A kickoff guide to streamline your code using Gerrit
This post covers most of the rudimentary questions one can encounter when starting working with Gerrit. The views are based on personal experience and it is an attempt to elucidate the basic Gerrit workflow. Any suggestion is sincerely accepted.
How to develop on a backlog?
For a robust and clean code never code directly in the master branch. For every backlog item or message you are working on, create a new branch.
How to push the code to Gerrit?
After development in your branch and committing the changes,
- Switch to the master branch
- Pull the latest changes in the master branch
- Go back to your backlog branch, rebase master. This will bring your latest commits on the top and all the conflicts if any will be shown.
- Now merge the local branch to master and push. Always amend the commit.
How to create a patch set in case of a review comment?
There can be many ways to handle such situations but due to limitations of the setup and to prevent any conflicts, this is one of the approaches that can be used:
- Go to Gerrit UI to your change request.
- Click download and copy the EGit Id (Picture 1).

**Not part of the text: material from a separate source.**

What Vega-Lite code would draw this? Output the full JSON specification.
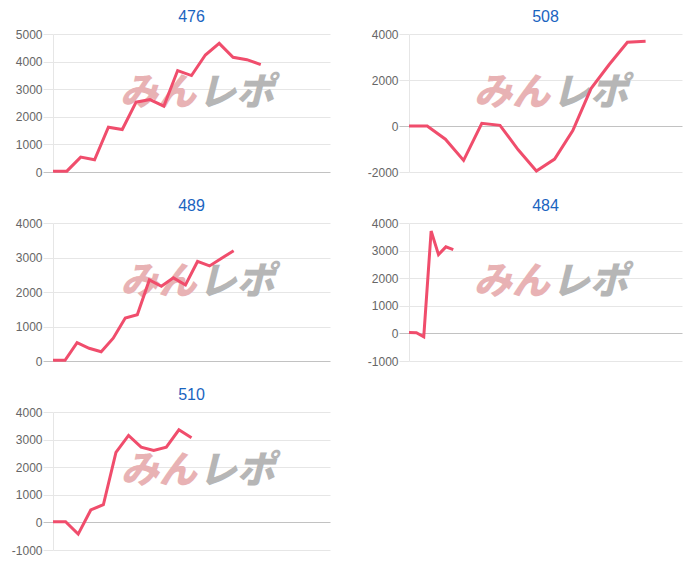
{
  "$schema": "https://vega.github.io/schema/vega-lite/v6.json",
  "background": "white",
  "padding": {"left": 11, "top": 9, "right": 5, "bottom": 5},
  "columns": 2,
  "bounds": "flush",
  "spacing": {"row": 51, "column": 79},
  "datasets": {
    "pts": [
      {"m": "476", "i": 0, "v": 30}, {"m": "476", "i": 1, "v": 30}, {"m": "476", "i": 2, "v": 540}, {"m": "476", "i": 3, "v": 445},
      {"m": "476", "i": 4, "v": 1625}, {"m": "476", "i": 5, "v": 1540}, {"m": "476", "i": 6, "v": 2530}, {"m": "476", "i": 7, "v": 2625},
      {"m": "476", "i": 8, "v": 2385}, {"m": "476", "i": 9, "v": 3675}, {"m": "476", "i": 10, "v": 3495}, {"m": "476", "i": 11, "v": 4240},
      {"m": "476", "i": 12, "v": 4660}, {"m": "476", "i": 13, "v": 4155}, {"m": "476", "i": 14, "v": 4070}, {"m": "476", "i": 15, "v": 3890},
      {"m": "508", "i": 0, "v": 0}, {"m": "508", "i": 1, "v": 0}, {"m": "508", "i": 2, "v": -575}, {"m": "508", "i": 3, "v": -1495},
      {"m": "508", "i": 4, "v": 115}, {"m": "508", "i": 5, "v": 30}, {"m": "508", "i": 6, "v": -1035}, {"m": "508", "i": 7, "v": -1955},
      {"m": "508", "i": 8, "v": -1440}, {"m": "508", "i": 9, "v": -200}, {"m": "508", "i": 10, "v": 1625}, {"m": "508", "i": 11, "v": 2675},
      {"m": "508", "i": 12, "v": 3640}, {"m": "508", "i": 13, "v": 3685},
      {"m": "489", "i": 0, "v": 20}, {"m": "489", "i": 1, "v": 20}, {"m": "489", "i": 2, "v": 535}, {"m": "489", "i": 3, "v": 370},
      {"m": "489", "i": 4, "v": 270}, {"m": "489", "i": 5, "v": 660}, {"m": "489", "i": 6, "v": 1245}, {"m": "489", "i": 7, "v": 1340},
      {"m": "489", "i": 8, "v": 2350}, {"m": "489", "i": 9, "v": 2165}, {"m": "489", "i": 10, "v": 2410}, {"m": "489", "i": 11, "v": 2205},
      {"m": "489", "i": 12, "v": 2885}, {"m": "489", "i": 13, "v": 2755}, {"m": "489", "i": 14, "v": 2980}, {"m": "489", "i": 15, "v": 3195},
      {"m": "484", "i": 0, "v": 35}, {"m": "484", "i": 1, "v": 25}, {"m": "484", "i": 2, "v": -120}, {"m": "484", "i": 3, "v": 3710},
      {"m": "484", "i": 4, "v": 2855}, {"m": "484", "i": 5, "v": 3135}, {"m": "484", "i": 6, "v": 3035},
      {"m": "510", "i": 0, "v": 25}, {"m": "510", "i": 1, "v": 25}, {"m": "510", "i": 2, "v": -425}, {"m": "510", "i": 3, "v": 450},
      {"m": "510", "i": 4, "v": 640}, {"m": "510", "i": 5, "v": 2540}, {"m": "510", "i": 6, "v": 3150}, {"m": "510", "i": 7, "v": 2725},
      {"m": "510", "i": 8, "v": 2605}, {"m": "510", "i": 9, "v": 2725}, {"m": "510", "i": 10, "v": 3355}, {"m": "510", "i": 11, "v": 3065}
    ],
    "wm": [{"logo": "みんレポ"}]
  },
  "concat": [
    {
      "title": "476", "width": 277, "height": 138,
      "layer": [
        {"data": {"name": "wm"}, "mark": {"type": "text", "text": "みん", "align": "right", "baseline": "middle", "dx": -1, "font": "Noto Sans CJK JP", "fontSize": 38, "fontWeight": 900, "fontStyle": "italic", "color": "#e8b2b4"},
         "encoding": {"x": {"datum": 10.4, "type": "quantitative"}, "y": {"datum": 2825, "type": "quantitative"}}},
        {"data": {"name": "wm"}, "mark": {"type": "text", "text": "レポ", "align": "left", "baseline": "middle", "dx": 1, "font": "Noto Sans CJK JP", "fontSize": 38, "fontWeight": 900, "fontStyle": "italic", "color": "#b6b6b6"},
         "encoding": {"x": {"datum": 10.4, "type": "quantitative"}, "y": {"datum": 2825, "type": "quantitative"}}},
        {"data": {"name": "pts"}, "transform": [{"filter": "datum.m === '476'"}],
         "mark": {"type": "line", "color": "#f04d6c", "strokeWidth": 3},
         "encoding": {
           "x": {"field": "i", "type": "quantitative", "scale": {"domain": [0, 20], "nice": false}, "axis": {"title": null, "labels": false, "ticks": false, "grid": false, "domain": false}},
           "y": {"field": "v", "type": "quantitative", "scale": {"domain": [0, 5000], "nice": false}, "axis": {"title": null, "values": [0, 1000, 2000, 3000, 4000, 5000], "tickCount": 20, "labelOverlap": false, "labelExpr": "'' + datum.value", "gridColor": {"condition": {"test": "datum.value === 0", "value": "#c2c2c2"}, "value": "#e6e6e6"}, "tickColor": {"condition": {"test": "datum.value === 0", "value": "#c2c2c2"}, "value": "#e6e6e6"}}}}}
      ]
    },
    {
      "title": "508", "width": 273, "height": 138,
      "layer": [
        {"data": {"name": "wm"}, "mark": {"type": "text", "text": "みん", "align": "right", "baseline": "middle", "dx": -1, "font": "Noto Sans CJK JP", "fontSize": 38, "fontWeight": 900, "fontStyle": "italic", "color": "#e8b2b4"},
         "encoding": {"x": {"datum": 7.8, "type": "quantitative"}, "y": {"datum": 1390, "type": "quantitative"}}},
        {"data": {"name": "wm"}, "mark": {"type": "text", "text": "レポ", "align": "left", "baseline": "middle", "dx": 1, "font": "Noto Sans CJK JP", "fontSize": 38, "fontWeight": 900, "fontStyle": "italic", "color": "#b6b6b6"},
         "encoding": {"x": {"datum": 7.8, "type": "quantitative"}, "y": {"datum": 1390, "type": "quantitative"}}},
        {"data": {"name": "pts"}, "transform": [{"filter": "datum.m === '508'"}],
         "mark": {"type": "line", "color": "#f04d6c", "strokeWidth": 3},
         "encoding": {
           "x": {"field": "i", "type": "quantitative", "scale": {"domain": [0, 15], "nice": false}, "axis": {"title": null, "labels": false, "ticks": false, "grid": false, "domain": false}},
           "y": {"field": "v", "type": "quantitative", "scale": {"domain": [-2000, 4000], "nice": false}, "axis": {"title": null, "values": [-2000, 0, 2000, 4000], "tickCount": 20, "labelOverlap": false, "labelExpr": "'' + datum.value", "gridColor": {"condition": {"test": "datum.value === 0", "value": "#c2c2c2"}, "value": "#e6e6e6"}, "tickColor": {"condition": {"test": "datum.value === 0", "value": "#c2c2c2"}, "value": "#e6e6e6"}}}}}
      ]
    },
    {
      "title": "489", "width": 277, "height": 138,
      "layer": [
        {"data": {"name": "wm"}, "mark": {"type": "text", "text": "みん", "align": "right", "baseline": "middle", "dx": -1, "font": "Noto Sans CJK JP", "fontSize": 38, "fontWeight": 900, "fontStyle": "italic", "color": "#e8b2b4"},
         "encoding": {"x": {"datum": 12.0, "type": "quantitative"}, "y": {"datum": 2260, "type": "quantitative"}}},
        {"data": {"name": "wm"}, "mark": {"type": "text", "text": "レポ", "align": "left", "baseline": "middle", "dx": 1, "font": "Noto Sans CJK JP", "fontSize": 38, "fontWeight": 900, "fontStyle": "italic", "color": "#b6b6b6"},
         "encoding": {"x": {"datum": 12.0, "type": "quantitative"}, "y": {"datum": 2260, "type": "quantitative"}}},
        {"data": {"name": "pts"}, "transform": [{"filter": "datum.m === '489'"}],
         "mark": {"type": "line", "color": "#f04d6c", "strokeWidth": 3},
         "encoding": {
           "x": {"field": "i", "type": "quantitative", "scale": {"domain": [0, 23], "nice": false}, "axis": {"title": null, "labels": false, "ticks": false, "grid": false, "domain": false}},
           "y": {"field": "v", "type": "quantitative", "scale": {"domain": [0, 4000], "nice": false}, "axis": {"title": null, "values": [0, 1000, 2000, 3000, 4000], "tickCount": 20, "labelOverlap": false, "labelExpr": "'' + datum.value", "gridColor": {"condition": {"test": "datum.value === 0", "value": "#c2c2c2"}, "value": "#e6e6e6"}, "tickColor": {"condition": {"test": "datum.value === 0", "value": "#c2c2c2"}, "value": "#e6e6e6"}}}}}
      ]
    },
    {
      "title": "484", "width": 273, "height": 138,
      "layer": [
        {"data": {"name": "wm"}, "mark": {"type": "text", "text": "みん", "align": "right", "baseline": "middle", "dx": -1, "font": "Noto Sans CJK JP", "fontSize": 38, "fontWeight": 900, "fontStyle": "italic", "color": "#e8b2b4"},
         "encoding": {"x": {"datum": 19.2, "type": "quantitative"}, "y": {"datum": 1825, "type": "quantitative"}}},
        {"data": {"name": "wm"}, "mark": {"type": "text", "text": "レポ", "align": "left", "baseline": "middle", "dx": 1, "font": "Noto Sans CJK JP", "fontSize": 38, "fontWeight": 900, "fontStyle": "italic", "color": "#b6b6b6"},
         "encoding": {"x": {"datum": 19.2, "type": "quantitative"}, "y": {"datum": 1825, "type": "quantitative"}}},
        {"data": {"name": "pts"}, "transform": [{"filter": "datum.m === '484'"}],
         "mark": {"type": "line", "color": "#f04d6c", "strokeWidth": 3},
         "encoding": {
           "x": {"field": "i", "type": "quantitative", "scale": {"domain": [0, 37], "nice": false}, "axis": {"title": null, "labels": false, "ticks": false, "grid": false, "domain": false}},
           "y": {"field": "v", "type": "quantitative", "scale": {"domain": [-1000, 4000], "nice": false}, "axis": {"title": null, "values": [-1000, 0, 1000, 2000, 3000, 4000], "tickCount": 20, "labelOverlap": false, "labelExpr": "'' + datum.value", "gridColor": {"condition": {"test": "datum.value === 0", "value": "#c2c2c2"}, "value": "#e6e6e6"}, "tickColor": {"condition": {"test": "datum.value === 0", "value": "#c2c2c2"}, "value": "#e6e6e6"}}}}}
      ]
    },
    {
      "title": "510", "width": 277, "height": 138,
      "layer": [
        {"data": {"name": "wm"}, "mark": {"type": "text", "text": "みん", "align": "right", "baseline": "middle", "dx": -1, "font": "Noto Sans CJK JP", "fontSize": 38, "fontWeight": 900, "fontStyle": "italic", "color": "#e8b2b4"},
         "encoding": {"x": {"datum": 11.5, "type": "quantitative"}, "y": {"datum": 1825, "type": "quantitative"}}},
        {"data": {"name": "wm"}, "mark": {"type": "text", "text": "レポ", "align": "left", "baseline": "middle", "dx": 1, "font": "Noto Sans CJK JP", "fontSize": 38, "fontWeight": 900, "fontStyle": "italic", "color": "#b6b6b6"},
         "encoding": {"x": {"datum": 11.5, "type": "quantitative"}, "y": {"datum": 1825, "type": "quantitative"}}},
        {"data": {"name": "pts"}, "transform": [{"filter": "datum.m === '510'"}],
         "mark": {"type": "line", "color": "#f04d6c", "strokeWidth": 3},
         "encoding": {
           "x": {"field": "i", "type": "quantitative", "scale": {"domain": [0, 22], "nice": false}, "axis": {"title": null, "labels": false, "ticks": false, "grid": false, "domain": false}},
           "y": {"field": "v", "type": "quantitative", "scale": {"domain": [-1000, 4000], "nice": false}, "axis": {"title": null, "values": [-1000, 0, 1000, 2000, 3000, 4000], "tickCount": 20, "labelOverlap": false, "labelExpr": "'' + datum.value", "gridColor": {"condition": {"test": "datum.value === 0", "value": "#c2c2c2"}, "value": "#e6e6e6"}, "tickColor": {"condition": {"test": "datum.value === 0", "value": "#c2c2c2"}, "value": "#e6e6e6"}}}}}
      ]
    }
  ],
  "config": {
    "view": {"stroke": null},
    "font": "Liberation Sans",
    "title": {"fontSize": 16, "fontWeight": "normal", "color": "#1a64bf", "font": "Liberation Sans", "offset": 3},
    "axisY": {"grid": true, "gridWidth": 1, "tickSize": 10, "tickWidth": 1, "labelPadding": 1, "labelOverlap": false, "domain": true, "domainColor": "#e6e6e6", "labelColor": "#666666", "labelFontSize": 12, "labelFont": "Liberation Sans"}
  }
}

- Go to eclipse, switch to the master branch. Right click> Fetch from Gerrit and use the EGit Id to create a new branch from the change. Make your changes and amend to the commit.
There can be a chance that in the course of your review and amend, there is a potential conflicting code that has been merged by someone else. To protect your code from conflicts, continue as follows:
- Switch to master and reset it to refs/remotes/origin/master and take a pull. This will make your code same as on the remote master.
- Now continue the same procedure to push the code to Gerrit.
This will be the most generic method that should work even when you have deleted the backlog branch, otherwise you can simply reset the master, make amends in the backlog branch, rebase and merge.
What to do if your backlog item gets frozen for the sprint and you want to preserve your code?
Push the code to Gerrit and abandon the change. When you want to develop it again, use the above process and continue.
What to do if you see conflicts in Gerrit that hinders the merge?
Contact the owner of the change with whom you are facing the conflicts. Figure it out with the owner. Typically, one of you has to rebase the code (Picture 2) and other has to wait till it gets merged, pull the changes, solve conflicts and push it again amending the same commit.
Leave the input field empty to rebase to the master.
When will the submit button to merge the code appears?
Once a commit has the maximum score in each category and no minimum scores in any category, it can be merged. The default categories are Code Review (-2 to +2) and Verified (-1 to +1). So to merge a commit, it must have a +2 Code Review and +1 Verified score, and no -2 Code Review or -1 Verified scores.